Skip every image and restate the data word for word.

....

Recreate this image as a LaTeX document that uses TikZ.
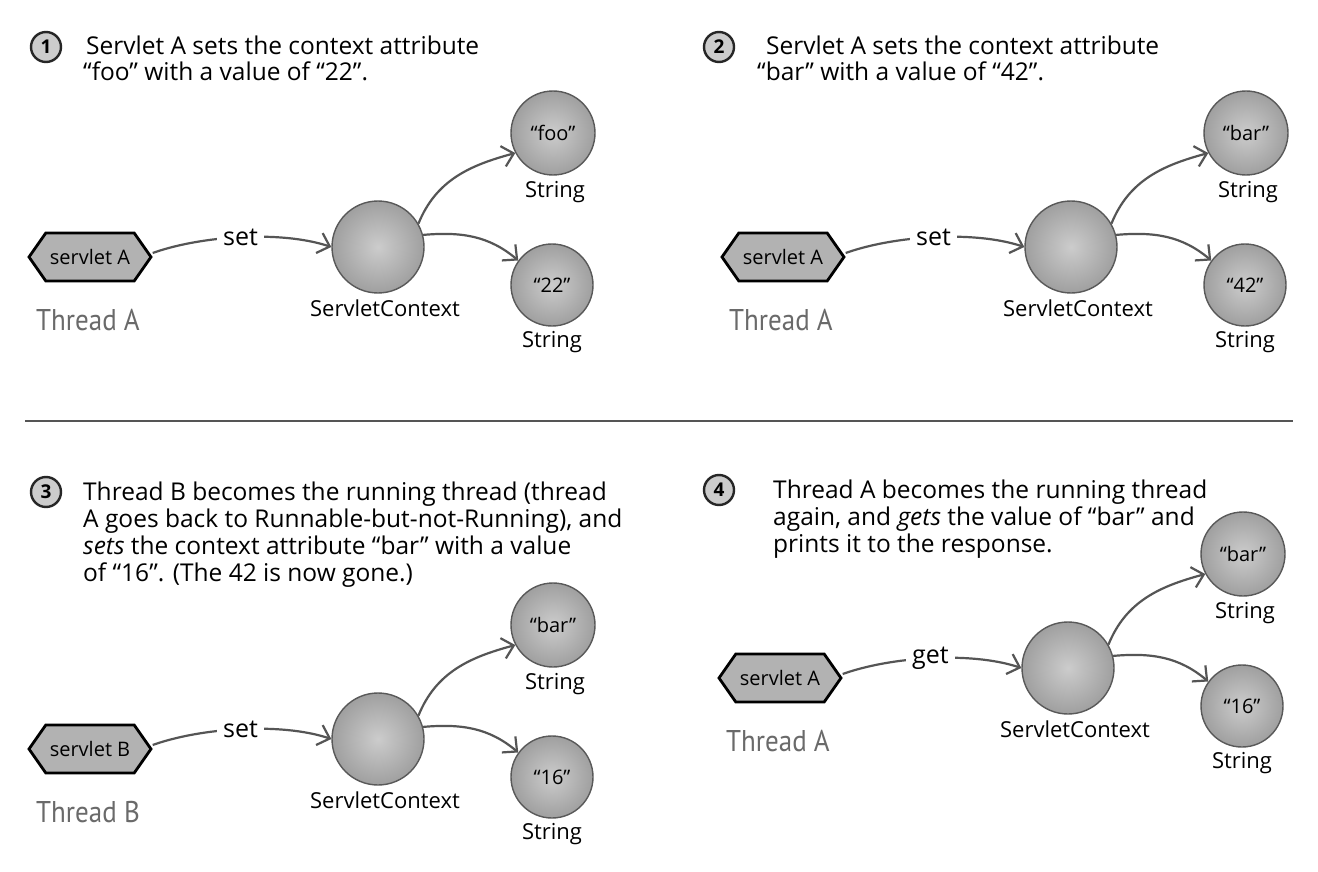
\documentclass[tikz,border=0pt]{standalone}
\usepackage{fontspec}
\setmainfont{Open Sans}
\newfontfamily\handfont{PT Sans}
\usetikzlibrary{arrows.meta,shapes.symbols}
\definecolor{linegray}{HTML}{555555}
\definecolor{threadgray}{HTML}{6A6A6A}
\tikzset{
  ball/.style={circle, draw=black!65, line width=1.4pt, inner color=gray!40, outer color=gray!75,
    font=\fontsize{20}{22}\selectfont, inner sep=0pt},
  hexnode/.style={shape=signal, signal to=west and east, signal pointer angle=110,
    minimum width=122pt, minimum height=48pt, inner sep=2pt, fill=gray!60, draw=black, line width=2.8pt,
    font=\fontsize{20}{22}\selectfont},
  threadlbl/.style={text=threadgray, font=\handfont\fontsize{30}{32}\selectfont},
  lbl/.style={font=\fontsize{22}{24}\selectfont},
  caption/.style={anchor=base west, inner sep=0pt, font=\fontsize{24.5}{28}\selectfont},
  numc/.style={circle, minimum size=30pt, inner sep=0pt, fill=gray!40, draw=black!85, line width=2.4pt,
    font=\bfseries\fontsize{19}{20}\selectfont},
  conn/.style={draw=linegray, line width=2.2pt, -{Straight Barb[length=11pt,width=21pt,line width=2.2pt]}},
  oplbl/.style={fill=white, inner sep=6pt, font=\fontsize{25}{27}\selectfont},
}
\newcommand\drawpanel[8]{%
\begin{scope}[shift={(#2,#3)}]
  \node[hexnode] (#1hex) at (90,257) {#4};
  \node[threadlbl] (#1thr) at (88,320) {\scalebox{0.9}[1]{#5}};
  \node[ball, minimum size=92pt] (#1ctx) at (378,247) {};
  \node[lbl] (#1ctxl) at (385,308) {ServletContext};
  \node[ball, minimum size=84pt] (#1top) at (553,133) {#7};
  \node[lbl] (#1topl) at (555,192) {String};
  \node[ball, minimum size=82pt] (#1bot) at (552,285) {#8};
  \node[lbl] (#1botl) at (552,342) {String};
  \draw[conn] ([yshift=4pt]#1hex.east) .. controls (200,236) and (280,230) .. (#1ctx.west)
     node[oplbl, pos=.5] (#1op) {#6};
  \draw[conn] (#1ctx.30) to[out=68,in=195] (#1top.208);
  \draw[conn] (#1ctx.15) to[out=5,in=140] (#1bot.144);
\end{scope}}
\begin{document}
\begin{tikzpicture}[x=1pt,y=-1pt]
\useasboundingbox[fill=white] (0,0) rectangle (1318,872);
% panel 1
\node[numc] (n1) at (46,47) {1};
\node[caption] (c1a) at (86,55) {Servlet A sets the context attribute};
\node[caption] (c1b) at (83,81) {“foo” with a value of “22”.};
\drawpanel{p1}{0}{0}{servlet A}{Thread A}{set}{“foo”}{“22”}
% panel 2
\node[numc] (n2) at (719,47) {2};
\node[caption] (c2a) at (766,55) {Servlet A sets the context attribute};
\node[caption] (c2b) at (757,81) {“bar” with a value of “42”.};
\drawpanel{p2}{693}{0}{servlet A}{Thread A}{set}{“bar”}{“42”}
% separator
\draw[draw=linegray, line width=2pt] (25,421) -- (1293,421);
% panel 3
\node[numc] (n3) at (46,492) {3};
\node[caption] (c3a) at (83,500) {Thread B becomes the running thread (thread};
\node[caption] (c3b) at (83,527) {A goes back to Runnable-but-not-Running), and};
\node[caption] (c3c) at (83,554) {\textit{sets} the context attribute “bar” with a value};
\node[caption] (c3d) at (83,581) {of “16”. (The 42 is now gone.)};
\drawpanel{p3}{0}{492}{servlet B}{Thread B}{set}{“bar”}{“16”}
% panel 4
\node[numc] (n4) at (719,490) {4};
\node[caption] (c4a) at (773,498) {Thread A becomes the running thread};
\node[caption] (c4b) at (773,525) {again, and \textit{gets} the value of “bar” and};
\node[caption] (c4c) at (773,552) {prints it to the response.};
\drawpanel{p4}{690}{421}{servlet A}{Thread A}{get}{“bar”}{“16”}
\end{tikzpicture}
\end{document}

....

■ Reply to the exercise
Recreate this image as a LaTeX document that uses TikZ.
\documentclass[tikz,border=0pt]{standalone}
\usepackage{fontspec}
\setmainfont{Open Sans}
\newfontfamily\handfont{PT Sans}
\usetikzlibrary{arrows.meta,shapes.symbols}
\definecolor{linegray}{HTML}{555555}
\definecolor{threadgray}{HTML}{6A6A6A}
\tikzset{
  ball/.style={circle, draw=black!65, line width=1.4pt, inner color=gray!40, outer color=gray!75,
    font=\fontsize{20}{22}\selectfont, inner sep=0pt},
  hexnode/.style={shape=signal, signal to=west and east, signal pointer angle=110,
    minimum width=122pt, minimum height=48pt, inner sep=2pt, fill=gray!60, draw=black, line width=2.8pt,
    font=\fontsize{20}{22}\selectfont},
  threadlbl/.style={text=threadgray, font=\handfont\fontsize{30}{32}\selectfont},
  lbl/.style={font=\fontsize{22}{24}\selectfont},
  caption/.style={anchor=base west, inner sep=0pt, font=\fontsize{24.5}{28}\selectfont},
  numc/.style={circle, minimum size=30pt, inner sep=0pt, fill=gray!40, draw=black!85, line width=2.4pt,
    font=\bfseries\fontsize{19}{20}\selectfont},
  conn/.style={draw=linegray, line width=2.2pt, -{Straight Barb[length=11pt,width=21pt,line width=2.2pt]}},
  oplbl/.style={fill=white, inner sep=6pt, font=\fontsize{25}{27}\selectfont},
}
\newcommand\drawpanel[8]{%
\begin{scope}[shift={(#2,#3)}]
  \node[hexnode] (#1hex) at (90,257) {#4};
  \node[threadlbl] (#1thr) at (88,320) {\scalebox{0.9}[1]{#5}};
  \node[ball, minimum size=92pt] (#1ctx) at (378,247) {};
  \node[lbl] (#1ctxl) at (385,308) {ServletContext};
  \node[ball, minimum size=84pt] (#1top) at (553,133) {#7};
  \node[lbl] (#1topl) at (555,192) {String};
  \node[ball, minimum size=82pt] (#1bot) at (552,285) {#8};
  \node[lbl] (#1botl) at (552,342) {String};
  \draw[conn] ([yshift=4pt]#1hex.east) .. controls (200,236) and (280,230) .. (#1ctx.west)
     node[oplbl, pos=.5] (#1op) {#6};
  \draw[conn] (#1ctx.30) to[out=68,in=195] (#1top.208);
  \draw[conn] (#1ctx.15) to[out=5,in=140] (#1bot.144);
\end{scope}}
\begin{document}
\begin{tikzpicture}[x=1pt,y=-1pt]
\useasboundingbox[fill=white] (0,0) rectangle (1318,872);
% panel 1
\node[numc] (n1) at (46,47) {1};
\node[caption] (c1a) at (86,55) {Servlet A sets the context attribute};
\node[caption] (c1b) at (83,81) {“foo” with a value of “22”.};
\drawpanel{p1}{0}{0}{servlet A}{Thread A}{set}{“foo”}{“22”}
% panel 2
\node[numc] (n2) at (719,47) {2};
\node[caption] (c2a) at (766,55) {Servlet A sets the context attribute};
\node[caption] (c2b) at (757,81) {“bar” with a value of “42”.};
\drawpanel{p2}{693}{0}{servlet A}{Thread A}{set}{“bar”}{“42”}
% separator
\draw[draw=linegray, line width=2pt] (25,421) -- (1293,421);
% panel 3
\node[numc] (n3) at (46,492) {3};
\node[caption] (c3a) at (83,500) {Thread B becomes the running thread (thread};
\node[caption] (c3b) at (83,527) {A goes back to Runnable-but-not-Running), and};
\node[caption] (c3c) at (83,554) {\textit{sets} the context attribute “bar” with a value};
\node[caption] (c3d) at (83,581) {of “16”. (The 42 is now gone.)};
\drawpanel{p3}{0}{492}{servlet B}{Thread B}{set}{“bar”}{“16”}
% panel 4
\node[numc] (n4) at (719,490) {4};
\node[caption] (c4a) at (773,498) {Thread A becomes the running thread};
\node[caption] (c4b) at (773,525) {again, and \textit{gets} the value of “bar” and};
\node[caption] (c4c) at (773,552) {prints it to the response.};
\drawpanel{p4}{690}{421}{servlet A}{Thread A}{get}{“bar”}{“16”}
\end{tikzpicture}
\end{document}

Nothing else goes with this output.